4.2. Conseguentemente, la tesi di D.A., fondata sul rilievo secondo cui la funzione di direzione dell'Ufficio di Riscossione Contributi e Vigilanza presso la predetta Sede di Roma Tiburtino avrebbe avuto natura e carattere dirigenziale, non è conferente, poiché, in base al ricordato D.Lgs. n. 80 del 1998, è dirigenziale solo la funzione che risponde al modello ivi disegnato, cosicché, qualora l'ente pubblico interessato si adegui alle nuove regole, pur mantenendo transitoriamente un assetto non corrispondente al nuovo modello, la valutazione delle funzioni che si esercitano in tale organizzazione, per stabilire se esse siano o no dirigenziali, dovrà essere riferita alle nuove regole e non a quelle precedenti.

IlI - Conclusioni

5. In sintesi, la sentenza impugnata ha correttamente ancorato la propria valutazione a questi principi, sicché essa non merita le censure pur diffuse ed articolate svolte nei motivi di ricorso (nello stesso senso, oltre alla richiamata Cass. 15 novembre 2015, n. 24062, vedi anche: Cass. 7 marzo 2014, n. 5332; Cass. 16 gennaio 2015, n. 664; Cass. 9 settembre 2015, n. 17841).

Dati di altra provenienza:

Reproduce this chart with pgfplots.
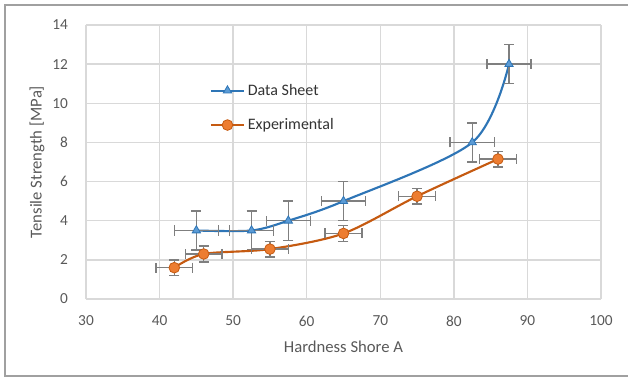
\documentclass[border=0pt]{standalone}
\usepackage{fontspec}
\setmainfont{Carlito}
\usepackage{pgfplots}
\pgfplotsset{compat=1.18}
\definecolor{dsline}{RGB}{46,117,182}
\definecolor{dsfill}{RGB}{91,155,213}
\definecolor{exline}{RGB}{197,90,17}
\definecolor{exfill}{RGB}{237,125,49}
\definecolor{errc}{RGB}{127,127,127}
\definecolor{gridc}{RGB}{217,217,217}
\definecolor{txt}{RGB}{89,89,89}
\definecolor{frame}{RGB}{160,160,160}
\begin{document}
\begin{tikzpicture}
\begin{axis}[
  scale only axis,
  width=386.25pt, height=205.5pt,
  xmin=30, xmax=100, ymin=0, ymax=14,
  xtick={30,40,...,100}, ytick={0,2,...,14},
  grid=major,
  major grid style={draw=gridc, line width=1pt},
  axis line style={draw=none},
  major tick length=0pt,
  /pgf/number format/assume math mode=true,
  tick label style={font=\fontsize{11.5}{13}\selectfont, text=txt},
  xticklabel style={yshift=-9pt},
  yticklabel style={xshift=-10pt},
  xlabel={Hardness Shore A},
  ylabel={Tensile Strength [MPa]},
  label style={font=\fontsize{12.5}{14}\selectfont, text=txt},
  x label style={at={(axis description cs:0.5,-0.175)}, anchor=center},
  y label style={at={(axis description cs:-0.0951,0.5)}, anchor=center},
  legend style={at={(axis description cs:0.232,0.805)}, anchor=north west, draw=none, fill=none,
    font=\fontsize{12}{14}\selectfont, text=black!80, row sep=12pt},
  legend cell align=left,
  legend image code/.code={\draw[mark repeat=2,mark phase=2] plot coordinates {(0pt,0pt) (12.5pt,0pt) (25pt,0pt)};},
  error bars/error bar style={draw=errc, line width=1.1pt},
  error bars/error mark options={rotate=90, draw=errc, mark size=3.75pt, line width=1.1pt},
]
\addplot[color=dsline, line width=1.6pt, smooth, tension=0.5,
  mark=triangle*, mark size=3.6pt, mark options={fill=dsfill, draw=dsline, line width=0.6pt},
  error bars/.cd, x dir=both, x explicit, y dir=both, y explicit]
  coordinates {
  (45,3.5) +- (3,1)
  (52.5,3.5) +- (3,1)
  (57.5,4) +- (3,1)
  (65,5) +- (3,1)
  (82.5,8) +- (3,1)
  (87.5,12) +- (3,1)
};
\addlegendentry{Data Sheet}
\addplot[color=exline, line width=1.6pt, smooth, tension=0.5,
  mark=*, mark size=4pt, mark options={fill=exfill, draw=exline, line width=0.6pt},
  error bars/.cd, x dir=both, x explicit, y dir=both, y explicit]
  coordinates {
  (42,1.6) +- (2.5,0.4)
  (46,2.3) +- (2.5,0.4)
  (55,2.55) +- (2.5,0.4)
  (65,3.35) +- (2.5,0.4)
  (75,5.25) +- (2.5,0.4)
  (86,7.15) +- (2.5,0.4)
};
\addlegendentry{Experimental}
\end{axis}
\path[use as bounding box] ([xshift=-64.5pt,yshift=-59.25pt]current axis.south west) rectangle ([xshift=406.5pt,yshift=224.25pt]current axis.south west);
\draw[frame, line width=1.3pt]
  ([xshift=410pt,yshift=-57.75pt]current axis.south west) --
  ([xshift=-60.75pt,yshift=-57.75pt]current axis.south west) --
  ([xshift=-60.75pt,yshift=220.5pt]current axis.south west) --
  ([xshift=410pt,yshift=220.5pt]current axis.south west);
\end{tikzpicture}
\end{document}
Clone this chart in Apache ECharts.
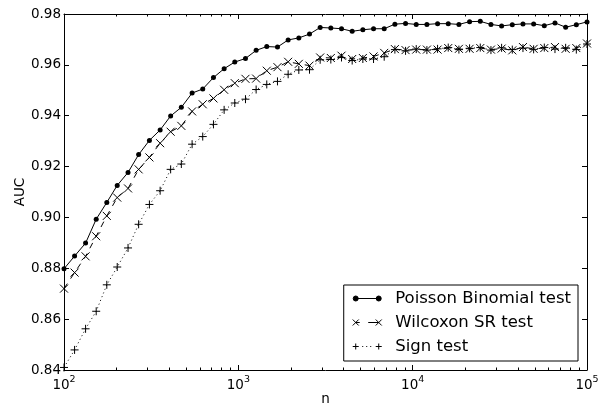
<!DOCTYPE html>
<html>
<head>
<meta charset="utf-8">
<script src="https://cdn.jsdelivr.net/npm/echarts@6/dist/echarts.min.js"></script>
<style>
html,body{margin:0;padding:0;background:#fff;}
#chart{width:599px;height:404px;}
</style>
</head>
<body>
<div id="chart"></div>
<script>
const nValues = [100, 115, 133, 153, 176, 202, 233, 268, 309, 356,
  409, 471, 543, 625, 720, 829, 954, 1099, 1265, 1456,
  1677, 1931, 2223, 2560, 2947, 3393, 3907, 4498, 5179, 5964,
  6866, 7906, 9103, 10481, 12068, 13895, 15999, 18421, 21210, 24421,
  28118, 32375, 37276, 42919, 49417, 56899, 65513, 75431, 86851, 100000];

const poissonAUC = [0.8798,0.8848,0.8899,0.8993,0.9059,0.9126,0.9177,0.9247,0.9303,0.9344,
  0.9399,0.9433,0.9489,0.9505,0.9550,0.9585,0.9611,0.9625,0.9657,0.9672,
  0.9670,0.9698,0.9706,0.9721,0.9747,0.9745,0.9742,0.9732,0.9738,0.9742,
  0.9742,0.9760,0.9763,0.9759,0.9759,0.9762,0.9762,0.9759,0.9770,0.9771,
  0.9759,0.9753,0.9758,0.9761,0.9761,0.9754,0.9765,0.9748,0.9758,0.9769];

const wilcoxonAUC = [0.8720,0.8783,0.8847,0.8926,0.9006,0.9078,0.9114,0.9189,0.9236,0.9292,
  0.9337,0.9360,0.9417,0.9445,0.9468,0.9502,0.9528,0.9545,0.9546,0.9577,
  0.9591,0.9612,0.9604,0.9597,0.9629,0.9627,0.9636,0.9623,0.9627,0.9633,
  0.9647,0.9662,0.9658,0.9660,0.9660,0.9660,0.9666,0.9663,0.9663,0.9666,
  0.9660,0.9664,0.9657,0.9670,0.9663,0.9666,0.9670,0.9663,0.9666,0.9684];

const signAUC = [0.8410,0.8479,0.8562,0.8631,0.8735,0.8805,0.8880,0.8973,0.9051,0.9105,
  0.9189,0.9210,0.9288,0.9318,0.9366,0.9423,0.9450,0.9465,0.9503,0.9523,
  0.9535,0.9563,0.9580,0.9581,0.9620,0.9621,0.9629,0.9617,0.9623,0.9623,
  0.9632,0.9660,0.9655,0.9662,0.9658,0.9663,0.9668,0.9660,0.9665,0.9668,
  0.9658,0.9667,0.9660,0.9666,0.9661,0.9668,0.9662,0.9667,0.9660,0.9682];

const seriesNames = ['Poisson Binomial test', 'Wilcoxon SR test', 'Sign test'];
const minorTickValues = [200,300,400,500,600,700,800,900,
  2000,3000,4000,5000,6000,7000,8000,9000,
  20000,30000,40000,50000,60000,70000,80000,90000];

const X_MIN = 100, X_MAX = 100000, Y_MIN = 0.84, Y_MAX = 0.98, Y_STEP = 0.02;
const FONT = 'DejaVu Sans';

const pair = arr => nValues.map((n, i) => [n, arr[i]]);

const chart = echarts.init(document.getElementById('chart'), null, {renderer: 'canvas'});

const axisLineStyle = {color: '#000', width: 1};

const option = {
  animation: false,
  backgroundColor: '#fff',
  grid: {left: 64, right: 12, top: 14, bottom: 34, containLabel: false, outerBoundsMode: 'none'},
  xAxis: [{
    type: 'log', logBase: 10, min: X_MIN, max: X_MAX,
    name: 'n', nameLocation: 'middle', nameGap: 22, nameMoveOverlap: false,
    nameTextStyle: {fontFamily: FONT, fontSize: 13.5, color: '#000'},
    axisLine: {show: true, lineStyle: axisLineStyle},
    axisTick: {show: true, inside: true, length: 5, lineStyle: axisLineStyle},
    splitLine: {show: false},
    axisLabel: {
      margin: 4, color: '#000', fontFamily: FONT,
      formatter: v => '{b|10}{s|' + Math.round(Math.log10(v)) + '}',
      rich: {
        b: {fontFamily: FONT, fontSize: 13.5, color: '#000', padding: [4, 0, 0, 0]},
        s: {fontFamily: FONT, fontSize: 9.5, color: '#000', padding: [0, 0, 6, 0]}
      }
    }
  }, {
    type: 'log', logBase: 10, min: X_MIN, max: X_MAX, position: 'top',
    axisLine: {show: true, lineStyle: axisLineStyle},
    axisTick: {show: true, inside: true, length: 5, lineStyle: axisLineStyle},
    axisLabel: {show: false}, splitLine: {show: false}
  }],
  yAxis: [{
    type: 'value', min: Y_MIN, max: Y_MAX, interval: Y_STEP,
    name: 'AUC', nameLocation: 'middle', nameGap: 37, nameMoveOverlap: false,
    nameTextStyle: {fontFamily: FONT, fontSize: 13.5, color: '#000'},
    axisLine: {show: true, lineStyle: axisLineStyle},
    axisTick: {show: true, inside: true, length: 5, lineStyle: axisLineStyle},
    splitLine: {show: false},
    axisLabel: {margin: 3, color: '#000', fontFamily: FONT, fontSize: 13.5,
      formatter: v => v.toFixed(2)}
  }, {
    type: 'value', min: Y_MIN, max: Y_MAX, interval: Y_STEP, position: 'right',
    axisLine: {show: true, lineStyle: axisLineStyle},
    axisTick: {show: true, inside: true, length: 5, lineStyle: axisLineStyle},
    axisLabel: {show: false}, splitLine: {show: false}
  }],
  legend: {
    orient: 'vertical', right: 21, bottom: 43,
    padding: [5, 7, 6, 8], itemGap: 7,
    itemWidth: 38, itemHeight: 8,
    borderColor: '#000', borderWidth: 1, borderRadius: 0, backgroundColor: '#fff',
    textStyle: {fontFamily: FONT, fontSize: 16.5, color: '#000'},
    itemStyle: {color: '#000', borderColor: '#000', borderWidth: 1},
    selectedMode: false,
    data: [
      {name: seriesNames[0], icon: 'path://M0,0M38,8M3.5,4L26.5,4M1,4a2.5,2.5 0 1,0 5,0a2.5,2.5 0 1,0 -5,0M24,4a2.5,2.5 0 1,0 5,0a2.5,2.5 0 1,0 -5,0'},
      {name: seriesNames[1], icon: 'path://M0,0M38,8M0.5,1L6.5,7M6.5,1L0.5,7M23.5,1L29.5,7M29.5,1L23.5,7M3.5,4L7.5,4M16,4L26.5,4'},
      {name: seriesNames[2], icon: 'path://M0,0M38,8M0.5,4L6.5,4M3.5,1L3.5,7M23.5,4L29.5,4M26.5,1L26.5,7M10,4L11,4M14,4L15,4M18,4L19,4'}
    ]
  },
  series: [
    {
      name: seriesNames[2], type: 'line', data: pair(signAUC),
      symbol: 'path://M0,4L8,4M4,0L4,8', symbolSize: 8,
      itemStyle: {color: '#000', borderColor: '#000', borderWidth: 1},
      lineStyle: {color: '#000', width: 1, type: [1, 3]},
      emphasis: {disabled: true}, z: 2
    },
    {
      name: seriesNames[1], type: 'line', data: pair(wilcoxonAUC),
      symbol: 'path://M0,0L8,8M8,0L0,8', symbolSize: 8,
      itemStyle: {color: '#000', borderColor: '#000', borderWidth: 1},
      lineStyle: {color: '#000', width: 1, type: [6, 6]},
      emphasis: {disabled: true}, z: 3
    },
    {
      name: seriesNames[0], type: 'line', data: pair(poissonAUC),
      symbol: 'circle', symbolSize: 5,
      itemStyle: {color: '#000', borderWidth: 0},
      lineStyle: {color: '#000', width: 1, type: 'solid'},
      emphasis: {disabled: true}, z: 4
    },
    {
      name: 'minorTicks', type: 'custom', silent: true, z: 5,
      data: minorTickValues.map(v => [v, Y_MIN]),
      encode: {x: 0, y: 1},
      renderItem: (params, api) => {
        const v = api.value(0);
        const b = api.coord([v, Y_MIN]);
        const t = api.coord([v, Y_MAX]);
        const x = Math.round(b[0]) + 0.5;
        return {
          type: 'group',
          children: [
            {type: 'line', shape: {x1: x, y1: b[1], x2: x, y2: b[1] - 2.5}, style: {stroke: '#000', lineWidth: 1}},
            {type: 'line', shape: {x1: x, y1: t[1], x2: x, y2: t[1] + 2.5}, style: {stroke: '#000', lineWidth: 1}}
          ]
        };
      }
    }
  ]
};
chart.setOption(option);
</script>
</body>
</html>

Le spese del presente giudizio di cassazione - liquidate nella misura indicata in dispositivo - seguono la soccombenza.

 

P.Q.M.

 

Rigetta il ricorso e condanna il ricorrente al pagamento delle spese del presente giudizio si cassazione, liquidate in euro 100,00 (cento/00) per esborsi, euro 4.000,00 (quattromila/00) per compensi professionali, oltre accessori come per legge nonché rimborso spese generali al 15%.